STORED DATA >>

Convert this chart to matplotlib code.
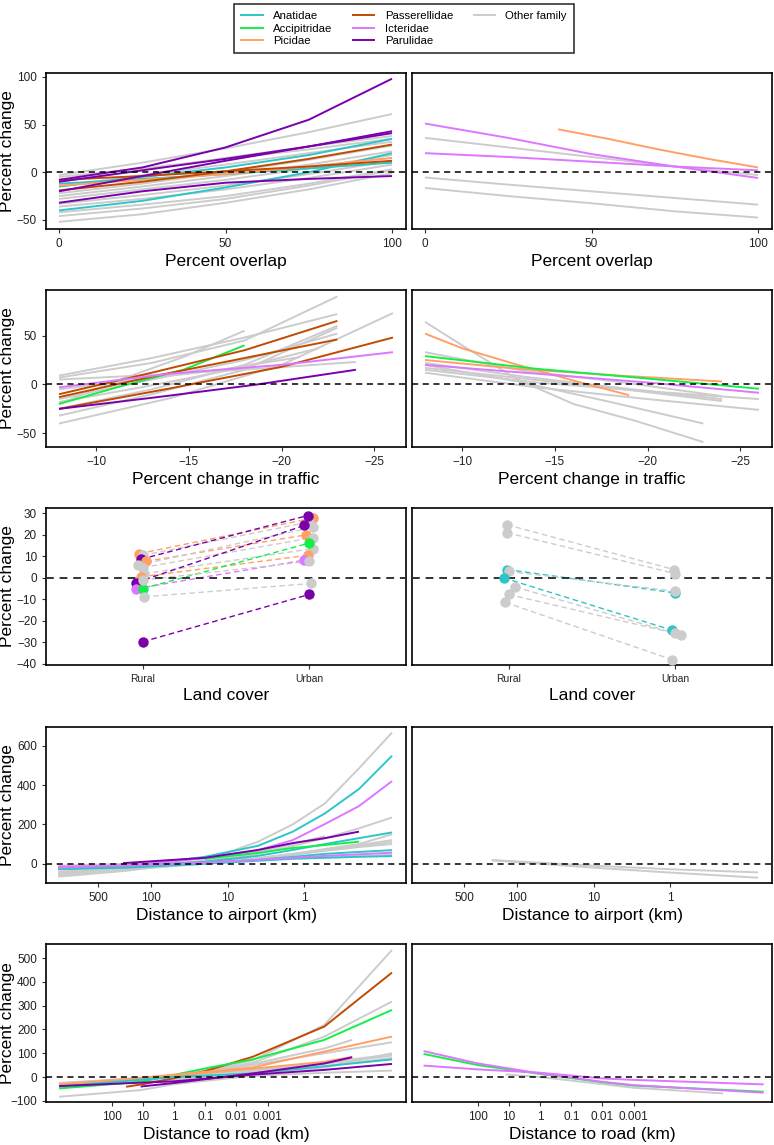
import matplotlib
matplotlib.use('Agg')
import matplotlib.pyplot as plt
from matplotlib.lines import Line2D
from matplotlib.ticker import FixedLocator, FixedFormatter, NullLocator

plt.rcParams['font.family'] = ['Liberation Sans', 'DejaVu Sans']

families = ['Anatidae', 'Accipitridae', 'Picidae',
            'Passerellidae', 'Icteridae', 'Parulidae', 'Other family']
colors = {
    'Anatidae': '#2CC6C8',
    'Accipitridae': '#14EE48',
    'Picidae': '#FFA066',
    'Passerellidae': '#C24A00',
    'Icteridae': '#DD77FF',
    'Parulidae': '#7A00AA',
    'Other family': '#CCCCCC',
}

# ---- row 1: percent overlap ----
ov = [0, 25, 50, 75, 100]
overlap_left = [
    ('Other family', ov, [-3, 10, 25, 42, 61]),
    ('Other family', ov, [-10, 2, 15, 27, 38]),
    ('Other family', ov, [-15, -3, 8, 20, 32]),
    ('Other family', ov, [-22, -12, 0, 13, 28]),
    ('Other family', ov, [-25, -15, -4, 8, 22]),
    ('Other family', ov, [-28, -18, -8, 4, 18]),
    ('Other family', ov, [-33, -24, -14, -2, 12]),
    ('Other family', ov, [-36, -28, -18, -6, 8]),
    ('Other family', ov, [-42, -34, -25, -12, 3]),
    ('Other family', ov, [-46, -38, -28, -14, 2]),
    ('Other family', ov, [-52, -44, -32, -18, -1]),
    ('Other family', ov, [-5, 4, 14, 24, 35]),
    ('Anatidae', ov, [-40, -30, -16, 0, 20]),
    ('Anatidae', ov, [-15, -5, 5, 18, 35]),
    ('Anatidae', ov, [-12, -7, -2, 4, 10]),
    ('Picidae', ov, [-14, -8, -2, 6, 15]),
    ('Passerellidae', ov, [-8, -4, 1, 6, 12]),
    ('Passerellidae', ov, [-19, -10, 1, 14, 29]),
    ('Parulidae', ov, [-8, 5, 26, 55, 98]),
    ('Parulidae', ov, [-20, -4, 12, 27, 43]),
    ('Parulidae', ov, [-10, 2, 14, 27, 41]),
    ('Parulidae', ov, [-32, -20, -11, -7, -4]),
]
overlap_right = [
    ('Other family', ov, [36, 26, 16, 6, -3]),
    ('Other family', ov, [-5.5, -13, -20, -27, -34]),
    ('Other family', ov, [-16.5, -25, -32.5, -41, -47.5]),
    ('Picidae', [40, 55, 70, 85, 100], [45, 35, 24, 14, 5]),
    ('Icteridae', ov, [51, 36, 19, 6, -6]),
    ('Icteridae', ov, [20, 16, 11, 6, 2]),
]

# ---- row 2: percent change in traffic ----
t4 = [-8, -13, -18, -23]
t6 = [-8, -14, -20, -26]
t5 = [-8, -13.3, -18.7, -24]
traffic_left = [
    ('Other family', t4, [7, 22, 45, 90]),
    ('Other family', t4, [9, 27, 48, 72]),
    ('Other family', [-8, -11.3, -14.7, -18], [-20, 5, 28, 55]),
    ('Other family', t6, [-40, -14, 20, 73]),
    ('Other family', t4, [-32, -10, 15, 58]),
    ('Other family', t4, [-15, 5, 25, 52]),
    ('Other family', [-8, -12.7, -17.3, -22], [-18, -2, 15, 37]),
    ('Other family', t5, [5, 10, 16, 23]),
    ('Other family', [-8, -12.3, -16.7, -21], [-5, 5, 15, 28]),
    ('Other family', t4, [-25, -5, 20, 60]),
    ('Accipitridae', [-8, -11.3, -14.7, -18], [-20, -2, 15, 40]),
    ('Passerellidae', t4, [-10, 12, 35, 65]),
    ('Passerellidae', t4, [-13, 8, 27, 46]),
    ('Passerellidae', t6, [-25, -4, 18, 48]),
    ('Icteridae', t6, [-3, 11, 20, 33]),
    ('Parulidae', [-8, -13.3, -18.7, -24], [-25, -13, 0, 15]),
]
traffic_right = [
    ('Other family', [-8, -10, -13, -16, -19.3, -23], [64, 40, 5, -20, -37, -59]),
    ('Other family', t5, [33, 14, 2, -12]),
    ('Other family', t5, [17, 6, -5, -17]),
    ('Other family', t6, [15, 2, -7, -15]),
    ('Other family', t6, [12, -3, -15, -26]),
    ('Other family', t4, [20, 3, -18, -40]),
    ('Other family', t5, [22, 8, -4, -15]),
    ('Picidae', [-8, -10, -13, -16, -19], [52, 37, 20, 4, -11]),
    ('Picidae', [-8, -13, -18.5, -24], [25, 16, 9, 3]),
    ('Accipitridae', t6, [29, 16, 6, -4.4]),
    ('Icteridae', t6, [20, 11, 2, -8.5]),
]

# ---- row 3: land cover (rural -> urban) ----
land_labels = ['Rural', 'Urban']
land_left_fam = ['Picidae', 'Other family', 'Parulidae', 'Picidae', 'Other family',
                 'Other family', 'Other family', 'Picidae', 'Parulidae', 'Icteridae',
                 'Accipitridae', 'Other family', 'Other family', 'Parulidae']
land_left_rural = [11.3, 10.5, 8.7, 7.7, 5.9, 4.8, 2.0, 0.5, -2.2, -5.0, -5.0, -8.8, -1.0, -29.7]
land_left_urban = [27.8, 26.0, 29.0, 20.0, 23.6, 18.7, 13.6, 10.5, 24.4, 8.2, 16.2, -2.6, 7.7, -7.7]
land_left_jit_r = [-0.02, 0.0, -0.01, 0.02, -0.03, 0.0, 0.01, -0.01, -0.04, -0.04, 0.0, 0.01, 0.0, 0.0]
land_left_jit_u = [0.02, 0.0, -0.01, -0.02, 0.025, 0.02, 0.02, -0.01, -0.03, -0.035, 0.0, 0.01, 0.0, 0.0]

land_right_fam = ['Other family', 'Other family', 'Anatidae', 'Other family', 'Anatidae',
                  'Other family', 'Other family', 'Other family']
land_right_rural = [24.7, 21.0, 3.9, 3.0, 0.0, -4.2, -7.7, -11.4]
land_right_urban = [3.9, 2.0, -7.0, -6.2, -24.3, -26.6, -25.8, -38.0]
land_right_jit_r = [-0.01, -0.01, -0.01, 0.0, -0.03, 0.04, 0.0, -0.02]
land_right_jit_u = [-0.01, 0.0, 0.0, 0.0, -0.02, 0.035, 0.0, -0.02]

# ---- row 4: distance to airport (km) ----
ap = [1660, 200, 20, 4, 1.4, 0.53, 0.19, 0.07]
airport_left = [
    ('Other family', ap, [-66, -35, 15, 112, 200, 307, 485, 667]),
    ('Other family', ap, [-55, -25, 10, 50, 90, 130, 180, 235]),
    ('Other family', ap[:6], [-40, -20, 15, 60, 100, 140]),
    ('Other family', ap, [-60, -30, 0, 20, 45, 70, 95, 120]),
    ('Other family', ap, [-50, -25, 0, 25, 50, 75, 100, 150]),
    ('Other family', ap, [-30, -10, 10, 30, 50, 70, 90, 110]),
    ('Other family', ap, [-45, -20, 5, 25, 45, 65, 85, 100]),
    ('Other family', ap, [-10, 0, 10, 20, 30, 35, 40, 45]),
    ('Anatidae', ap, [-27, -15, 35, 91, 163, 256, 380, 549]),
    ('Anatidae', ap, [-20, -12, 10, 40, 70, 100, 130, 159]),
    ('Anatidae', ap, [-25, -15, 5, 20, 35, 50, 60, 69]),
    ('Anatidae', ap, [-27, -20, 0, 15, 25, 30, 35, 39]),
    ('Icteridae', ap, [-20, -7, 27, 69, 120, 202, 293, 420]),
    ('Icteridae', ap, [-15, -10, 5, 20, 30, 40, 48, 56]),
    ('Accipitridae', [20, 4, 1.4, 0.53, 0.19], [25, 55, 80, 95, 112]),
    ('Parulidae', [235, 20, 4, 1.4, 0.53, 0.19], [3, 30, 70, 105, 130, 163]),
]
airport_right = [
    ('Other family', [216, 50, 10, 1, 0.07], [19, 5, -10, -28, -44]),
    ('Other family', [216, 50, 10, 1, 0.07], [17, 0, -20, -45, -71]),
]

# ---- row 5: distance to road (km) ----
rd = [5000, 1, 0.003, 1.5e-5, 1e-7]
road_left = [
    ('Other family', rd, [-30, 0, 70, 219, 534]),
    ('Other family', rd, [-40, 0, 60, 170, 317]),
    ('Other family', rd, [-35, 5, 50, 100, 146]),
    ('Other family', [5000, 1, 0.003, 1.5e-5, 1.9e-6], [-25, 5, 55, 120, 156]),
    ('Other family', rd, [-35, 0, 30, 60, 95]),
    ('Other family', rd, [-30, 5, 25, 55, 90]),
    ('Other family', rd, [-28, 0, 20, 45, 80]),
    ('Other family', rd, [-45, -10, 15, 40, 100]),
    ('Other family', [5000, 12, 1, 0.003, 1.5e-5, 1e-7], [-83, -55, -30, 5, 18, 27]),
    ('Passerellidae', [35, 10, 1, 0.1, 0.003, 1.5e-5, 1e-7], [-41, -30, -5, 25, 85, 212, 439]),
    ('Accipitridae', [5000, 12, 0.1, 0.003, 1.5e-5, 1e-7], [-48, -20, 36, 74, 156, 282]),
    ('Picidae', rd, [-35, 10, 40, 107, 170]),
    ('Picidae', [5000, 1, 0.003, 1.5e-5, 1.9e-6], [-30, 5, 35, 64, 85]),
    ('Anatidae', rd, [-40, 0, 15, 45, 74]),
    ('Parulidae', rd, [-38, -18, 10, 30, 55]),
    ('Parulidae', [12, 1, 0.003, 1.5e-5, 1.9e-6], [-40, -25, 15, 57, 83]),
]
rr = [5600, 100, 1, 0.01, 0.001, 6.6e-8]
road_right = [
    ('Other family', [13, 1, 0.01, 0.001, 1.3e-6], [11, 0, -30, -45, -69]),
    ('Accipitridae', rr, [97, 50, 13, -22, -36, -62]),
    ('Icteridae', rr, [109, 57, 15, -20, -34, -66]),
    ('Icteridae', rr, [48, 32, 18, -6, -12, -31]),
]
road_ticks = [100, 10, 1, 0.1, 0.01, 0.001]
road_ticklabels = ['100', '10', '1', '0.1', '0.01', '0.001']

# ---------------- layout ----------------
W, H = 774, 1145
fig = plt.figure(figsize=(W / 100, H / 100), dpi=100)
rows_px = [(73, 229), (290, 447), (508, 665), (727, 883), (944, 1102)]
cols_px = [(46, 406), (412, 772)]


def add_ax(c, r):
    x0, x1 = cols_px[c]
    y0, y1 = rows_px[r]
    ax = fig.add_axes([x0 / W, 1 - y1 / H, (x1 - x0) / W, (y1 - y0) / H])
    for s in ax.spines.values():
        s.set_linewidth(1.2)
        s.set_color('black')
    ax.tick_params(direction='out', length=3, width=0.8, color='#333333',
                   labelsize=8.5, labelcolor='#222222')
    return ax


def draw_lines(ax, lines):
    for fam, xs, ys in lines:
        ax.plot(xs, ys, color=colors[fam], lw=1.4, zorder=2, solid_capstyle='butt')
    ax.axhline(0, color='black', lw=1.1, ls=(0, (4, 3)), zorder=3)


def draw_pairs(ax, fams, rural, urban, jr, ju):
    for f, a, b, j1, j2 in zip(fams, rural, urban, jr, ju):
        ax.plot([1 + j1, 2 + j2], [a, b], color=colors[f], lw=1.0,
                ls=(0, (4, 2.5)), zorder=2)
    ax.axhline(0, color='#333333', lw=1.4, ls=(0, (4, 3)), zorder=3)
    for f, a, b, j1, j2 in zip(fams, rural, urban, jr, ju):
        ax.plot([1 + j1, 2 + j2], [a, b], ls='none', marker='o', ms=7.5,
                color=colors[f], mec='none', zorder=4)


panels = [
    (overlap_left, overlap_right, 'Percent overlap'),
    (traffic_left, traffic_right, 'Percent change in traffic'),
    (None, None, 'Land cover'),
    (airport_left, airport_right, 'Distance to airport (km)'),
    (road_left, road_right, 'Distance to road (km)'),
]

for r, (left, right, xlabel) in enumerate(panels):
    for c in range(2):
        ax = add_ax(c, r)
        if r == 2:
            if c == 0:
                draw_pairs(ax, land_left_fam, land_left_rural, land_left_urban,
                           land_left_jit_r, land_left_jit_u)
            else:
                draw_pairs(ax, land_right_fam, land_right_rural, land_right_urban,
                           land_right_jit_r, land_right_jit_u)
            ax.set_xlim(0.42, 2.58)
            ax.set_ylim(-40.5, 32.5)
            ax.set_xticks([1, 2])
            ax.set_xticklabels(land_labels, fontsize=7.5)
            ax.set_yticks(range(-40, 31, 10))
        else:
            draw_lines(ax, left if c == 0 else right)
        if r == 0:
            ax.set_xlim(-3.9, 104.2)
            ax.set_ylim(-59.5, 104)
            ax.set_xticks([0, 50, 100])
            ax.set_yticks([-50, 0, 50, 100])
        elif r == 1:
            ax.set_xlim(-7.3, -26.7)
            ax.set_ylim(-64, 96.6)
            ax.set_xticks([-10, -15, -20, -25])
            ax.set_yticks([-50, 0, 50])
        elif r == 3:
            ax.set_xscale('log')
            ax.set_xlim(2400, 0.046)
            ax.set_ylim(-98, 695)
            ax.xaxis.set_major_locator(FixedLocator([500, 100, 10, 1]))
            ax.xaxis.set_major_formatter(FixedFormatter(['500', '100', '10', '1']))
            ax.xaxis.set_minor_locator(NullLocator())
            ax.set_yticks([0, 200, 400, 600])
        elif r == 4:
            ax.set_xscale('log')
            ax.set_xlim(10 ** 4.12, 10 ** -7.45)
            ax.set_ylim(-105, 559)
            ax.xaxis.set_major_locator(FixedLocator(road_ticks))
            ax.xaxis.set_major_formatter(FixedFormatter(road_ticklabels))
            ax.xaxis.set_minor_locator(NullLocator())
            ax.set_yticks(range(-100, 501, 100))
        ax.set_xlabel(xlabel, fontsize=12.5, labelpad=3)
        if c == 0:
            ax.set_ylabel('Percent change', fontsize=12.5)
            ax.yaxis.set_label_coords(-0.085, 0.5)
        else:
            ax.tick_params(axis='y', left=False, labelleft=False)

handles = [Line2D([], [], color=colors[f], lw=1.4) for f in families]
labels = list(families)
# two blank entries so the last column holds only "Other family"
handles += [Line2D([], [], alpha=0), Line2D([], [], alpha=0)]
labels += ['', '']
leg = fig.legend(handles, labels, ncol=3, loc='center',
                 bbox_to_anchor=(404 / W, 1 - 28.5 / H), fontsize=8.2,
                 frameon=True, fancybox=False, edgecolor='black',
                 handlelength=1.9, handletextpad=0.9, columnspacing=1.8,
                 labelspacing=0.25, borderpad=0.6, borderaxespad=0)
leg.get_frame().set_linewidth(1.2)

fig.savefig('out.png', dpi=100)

WHAT TO WORK ON >> Starting at the first line of the material, output exactly the lines up to and including the one with "plt.rcParams['font.family'] = ['Liberation". Do not include the pictures.

RESULT BELOW >>
Convert this chart to matplotlib code.
import matplotlib
matplotlib.use('Agg')
import matplotlib.pyplot as plt
from matplotlib.lines import Line2D
from matplotlib.ticker import FixedLocator, FixedFormatter, NullLocator

plt.rcParams['font.family'] = ['Liberation Sans', 'DejaVu Sans']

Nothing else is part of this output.